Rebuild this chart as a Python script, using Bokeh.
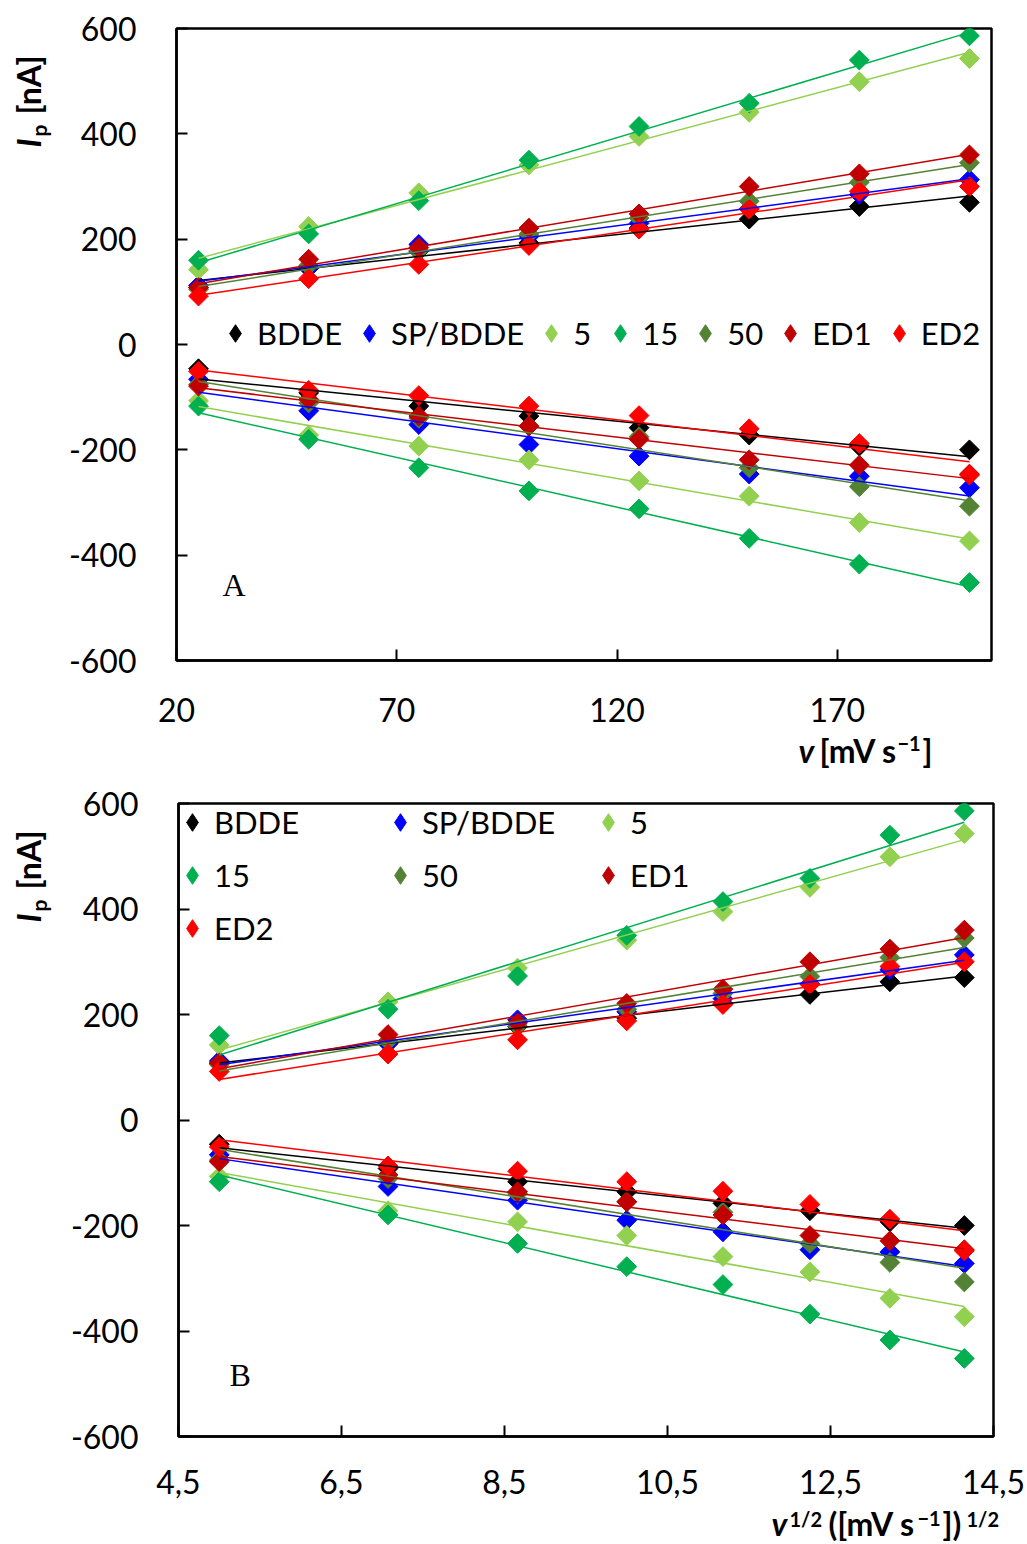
import numpy as np
from bokeh.plotting import figure
from bokeh.models import Label, Legend, LegendItem, FixedTicker, Plot
from bokeh.layouts import column, row
from bokeh.embed import file_html
from bokeh.resources import INLINE

# scan rates v [mV/s]
scan_rate = [25, 50, 75, 100, 125, 150, 175, 200]

series_names = ["BDDE", "SP/BDDE", "5", "15", "50", "ED1", "ED2"]
series_colors = ["#000000", "#0000FF", "#92D050", "#00B050", "#548235", "#C00000", "#FF0000"]

# anodic peak currents Ip [nA]
anodic_bdde = [108, 145, 177, 193, 221, 238, 262, 270]
anodic_sp_bdde = [112, 145, 190, 205, 230, 258, 285, 313]
anodic_5 = [142, 224, 288, 341, 395, 441, 499, 543]
anodic_15 = [160, 210, 273, 350, 414, 458, 540, 586]
anodic_50 = [105, 150, 178, 210, 240, 272, 308, 345]
anodic_ed1 = [108, 162, 184, 221, 248, 300, 324, 360]
anodic_ed2 = [92, 125, 152, 188, 219, 257, 291, 300]

# cathodic peak currents Ip [nA]
cathodic_bdde = [-46, -92, -117, -136, -158, -172, -193, -200]
cathodic_sp_bdde = [-66, -126, -152, -190, -212, -246, -250, -272]
cathodic_5 = [-107, -172, -193, -219, -259, -288, -338, -373]
cathodic_15 = [-117, -180, -234, -278, -312, -368, -417, -452]
cathodic_50 = [-76, -111, -140, -155, -175, -234, -270, -307]
cathodic_ed1 = [-79, -104, -136, -155, -180, -219, -229, -246]
cathodic_ed2 = [-51, -87, -97, -117, -135, -160, -188, -248]

anodic = [anodic_bdde, anodic_sp_bdde, anodic_5, anodic_15, anodic_50, anodic_ed1, anodic_ed2]
cathodic = [cathodic_bdde, cathodic_sp_bdde, cathodic_5, cathodic_15, cathodic_50, cathodic_ed1, cathodic_ed2]

y_ticks = [-600, -400, -200, 0, 200, 400, 600]
y_tick_text = ["-600", "-400", "-200", "0", "200", "400", "600"]

xa_ticks = [20, 70, 120, 170]
xa_tick_text = ["20", "70", "120", "170"]
xb_ticks = [4.5, 6.5, 8.5, 10.5, 12.5, 14.5]
xb_tick_text = ["4,5", "6,5", "8,5", "10,5", "12,5", "14,5"]

FONT = "Lato"
SERIF = "Liberation Serif"
W, H = 1027, 772          # size of one panel
STRIP_W = 60              # strip holding the y axis title
HAS_FRAME_ALIGN = "frame_align" in Plot.properties()


def no_align(p):
    # keep each figure's own frame; do not line frames up across the layout
    if HAS_FRAME_ALIGN:
        p.frame_align = False
    return p


def label(p, text, x, y, size, style="bold", angle=0.0, font=FONT):
    p.add_layout(Label(x=x, y=y, x_units="screen", y_units="screen",
                       text=text, text_font=font, text_font_size=f"{size}px",
                       text_font_style=style, text_color="black", angle=angle,
                       text_align="left", text_baseline="alphabetic"))


def text_strip(width, height, pieces):
    # a bare canvas whose frame is the whole figure; used for axis titles
    s = figure(width=width, height=height, x_range=(0, width), y_range=(0, height),
               min_border=0, x_axis_location=None, y_axis_location=None,
               output_backend="svg", toolbar_location=None)
    s.min_border_left = s.min_border_right = s.min_border_top = s.min_border_bottom = 0
    s.grid.visible = False
    s.outline_line_color = None
    s.border_fill_color = "white"
    for text, x, y, size, style, angle in pieces:
        label(s, text, x, y, size, style, angle)
    return no_align(s)


def make_panel(xs, x_range, x_ticks, x_tick_text, borders, height, standoff,
               letter, letter_pos, legend_kw):
    left, right, top, bottom = borders
    p = figure(width=W - STRIP_W, height=height, x_range=x_range, y_range=(-600, 600),
               min_border_left=left, min_border_right=right,
               min_border_top=top, min_border_bottom=bottom,
               output_backend="svg", toolbar_location=None)
    frame_h = height - top - bottom
    p.grid.visible = False
    p.outline_line_color = "black"
    p.outline_line_width = 2.5
    p.background_fill_color = "white"
    p.border_fill_color = "white"

    for ax in (p.xaxis[0], p.yaxis[0]):
        ax.axis_line_color = "black"
        ax.axis_line_width = 2.5
        ax.major_tick_line_color = "black"
        ax.major_tick_line_width = 2
        ax.major_tick_in = 11
        ax.major_tick_out = 0
        ax.minor_tick_line_color = None
        ax.major_label_text_font = FONT
        ax.major_label_text_font_size = "32px"
        ax.major_label_text_color = "black"
    p.xaxis.ticker = FixedTicker(ticks=x_ticks)
    p.xaxis.major_label_overrides = dict(zip(x_ticks, x_tick_text))
    p.xaxis.major_label_standoff = standoff
    p.yaxis.ticker = FixedTicker(ticks=y_ticks)
    p.yaxis.major_label_overrides = dict(zip(y_ticks, y_tick_text))
    p.yaxis.major_label_standoff = 40

    xs = np.asarray(xs, dtype=float)
    items = []
    for name, color, up, down in zip(series_names, series_colors, anodic, cathodic):
        # diamond keys for the legend, hidden beneath the plotted markers
        key = p.scatter(xs, up, marker="diamond", size=17,
                        fill_color=color, line_color=color)
        items.append(LegendItem(label=name, renderers=[key]))
    for color, up, down in zip(series_colors, anodic, cathodic):
        for ys in (up, down):
            p.scatter(xs, ys, marker="square", angle=np.pi / 4, size=14,
                      fill_color=color, line_color=color)
    # linear trend lines
    xe = np.array([xs.min(), xs.max()])
    for color, up, down in zip(series_colors, anodic, cathodic):
        for ys in (up, down):
            k, q = np.polyfit(xs, ys, 1)
            p.line(xe, k * xe + q, line_color=color, line_width=1.5)

    legend = Legend(items=items, glyph_width=44, glyph_height=44, label_standoff=0,
                    padding=0, margin=0, border_line_alpha=0, background_fill_alpha=0,
                    label_text_font=FONT, label_text_font_size="31px",
                    label_text_color="black", **legend_kw)
    p.add_layout(legend)

    label(p, letter, letter_pos[0], frame_h - letter_pos[1], 32, "normal", font=SERIF)
    return no_align(p)


ROT = np.pi / 2
# y axis titles: I_p [nA]
ylab_a = [("I", 28, 625, 32, "bold italic", ROT),
          ("p", 38, 636, 21, "bold", ROT),
          ("[nA]", 28, 658, 32, "bold", ROT)]
ylab_b = [("I", 28, 622, 32, "bold italic", ROT),
          ("p", 38, 633, 21, "bold", ROT),
          ("[nA]", 28, 655, 32, "bold", ROT)]

# x axis title of panel A: v [mV s^-1]
XA_H = 40
xlab_a = [("v", 738, 22, 32, "bold italic", 0.0),
          ("[mV s", 759, 22, 32, "bold", 0.0),
          ("\u22121", 837, 29, 20, "bold", 0.0),
          ("]", 862, 22, 32, "bold", 0.0)]
# x axis title of panel B: v^1/2 ([mV s^-1])^1/2
XB_H = 39
xlab_b = [("v", 711, 21, 32, "bold italic", 0.0),
          ("1/2", 729, 26, 20, "bold", 0.0),
          ("([mV s", 768, 21, 32, "bold", 0.0),
          ("\u22121", 857, 26, 20, "bold", 0.0),
          ("])", 882, 21, 32, "bold", 0.0),
          ("1/2", 906, 26, 20, "bold", 0.0)]

pa = make_panel(scan_rate, (20, 205), xa_ticks, xa_tick_text,
                (116, 36, 28, H - XA_H - 660), H - XA_H, 37,
                "A", (46, 556),
                dict(orientation="horizontal", spacing=5, location=(37, 305)))

sqrt_rate = np.sqrt(scan_rate)
pb = make_panel(sqrt_rate, (4.5, 14.5), xb_ticks, xb_tick_text,
                (118, 34, 31, H - XB_H - 664), H - XB_H, 33,
                "B", (51, 571),
                dict(orientation="horizontal", ncols=3, spacing=9, label_width=155,
                     location=(-8, 486)))

panel_a = row(text_strip(STRIP_W, H, ylab_a),
              column(pa, text_strip(W - STRIP_W, XA_H, xlab_a), spacing=0), spacing=0)
panel_b = row(text_strip(STRIP_W, H, ylab_b),
              column(pb, text_strip(W - STRIP_W, XB_H, xlab_b), spacing=0), spacing=0)

layout = column(panel_a, panel_b, spacing=0)
open("out.html", "w").write(file_html(layout, INLINE))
****************************************
PROMPT:
Leave out the pictures and repeat the lines from the start of the material through the line with "from bokeh.resources import INLINE", inclusive.

SOLUTION TO THE PROBLEM:
Rebuild this chart as a Python script, using Bokeh.
import numpy as np
from bokeh.plotting import figure
from bokeh.models import Label, Legend, LegendItem, FixedTicker, Plot
from bokeh.layouts import column, row
from bokeh.embed import file_html
from bokeh.resources import INLINE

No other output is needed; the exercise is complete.